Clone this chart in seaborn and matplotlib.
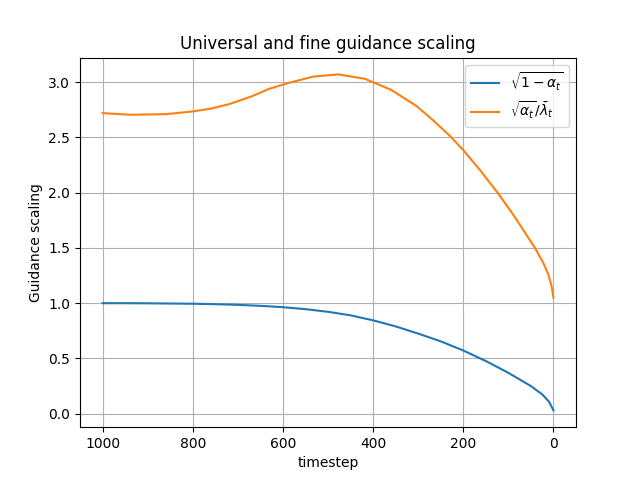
import numpy as np
import pandas as pd
import matplotlib
matplotlib.use("Agg")
import matplotlib.pyplot as plt
import seaborn as sns

# values
blue_t = [1000, 950, 900, 850, 800, 750, 700, 650, 600, 550, 500, 450,
          400, 350, 300, 250, 200, 150, 100, 50, 25, 10, 0]
blue_y = [1.0, 1.0, 0.999, 0.997, 0.995, 0.991, 0.985, 0.976, 0.964, 0.946,
          0.922, 0.89, 0.845, 0.79, 0.725, 0.655, 0.572, 0.477, 0.37, 0.25,
          0.175, 0.11, 0.03]

orange_t = [1000, 940, 860, 800, 760, 720, 670, 630, 590, 533, 477, 418,
            360, 304, 267, 230, 200, 163, 124, 89, 41, 22, 11, 4, 0]
orange_y = [2.72, 2.705, 2.71, 2.735, 2.76, 2.80, 2.87, 2.94, 2.99, 3.05,
            3.07, 3.03, 2.93, 2.785, 2.655, 2.515, 2.385, 2.205, 2.0, 1.80,
            1.50, 1.36, 1.256, 1.15, 1.05]

labels = [r'$\sqrt{1-\alpha_t}$', r'$\sqrt{\alpha_t}/\bar{\lambda}_t$']

fig, ax = plt.subplots(figsize=(6.4, 4.8), dpi=100)
sns.lineplot(x=blue_t, y=blue_y, ax=ax, color='tab:blue', label=labels[0])
sns.lineplot(x=orange_t, y=orange_y, ax=ax, color='tab:orange', label=labels[1])

ax.invert_xaxis()
ax.grid(True)
ax.set_xlabel('timestep')
ax.set_ylabel('Guidance scaling')
ax.set_title('Universal and fine guidance scaling')
ax.legend(loc='upper right')

plt.savefig('out.png')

--

Given problem:
Up to and including the line containing "0.175, 0.11, 0.03]", repeat every line from the start of the data, but none of the pictures.

Answer to this task:
Clone this chart in seaborn and matplotlib.
import numpy as np
import pandas as pd
import matplotlib
matplotlib.use("Agg")
import matplotlib.pyplot as plt
import seaborn as sns

# values
blue_t = [1000, 950, 900, 850, 800, 750, 700, 650, 600, 550, 500, 450,
          400, 350, 300, 250, 200, 150, 100, 50, 25, 10, 0]
blue_y = [1.0, 1.0, 0.999, 0.997, 0.995, 0.991, 0.985, 0.976, 0.964, 0.946,
          0.922, 0.89, 0.845, 0.79, 0.725, 0.655, 0.572, 0.477, 0.37, 0.25,
          0.175, 0.11, 0.03]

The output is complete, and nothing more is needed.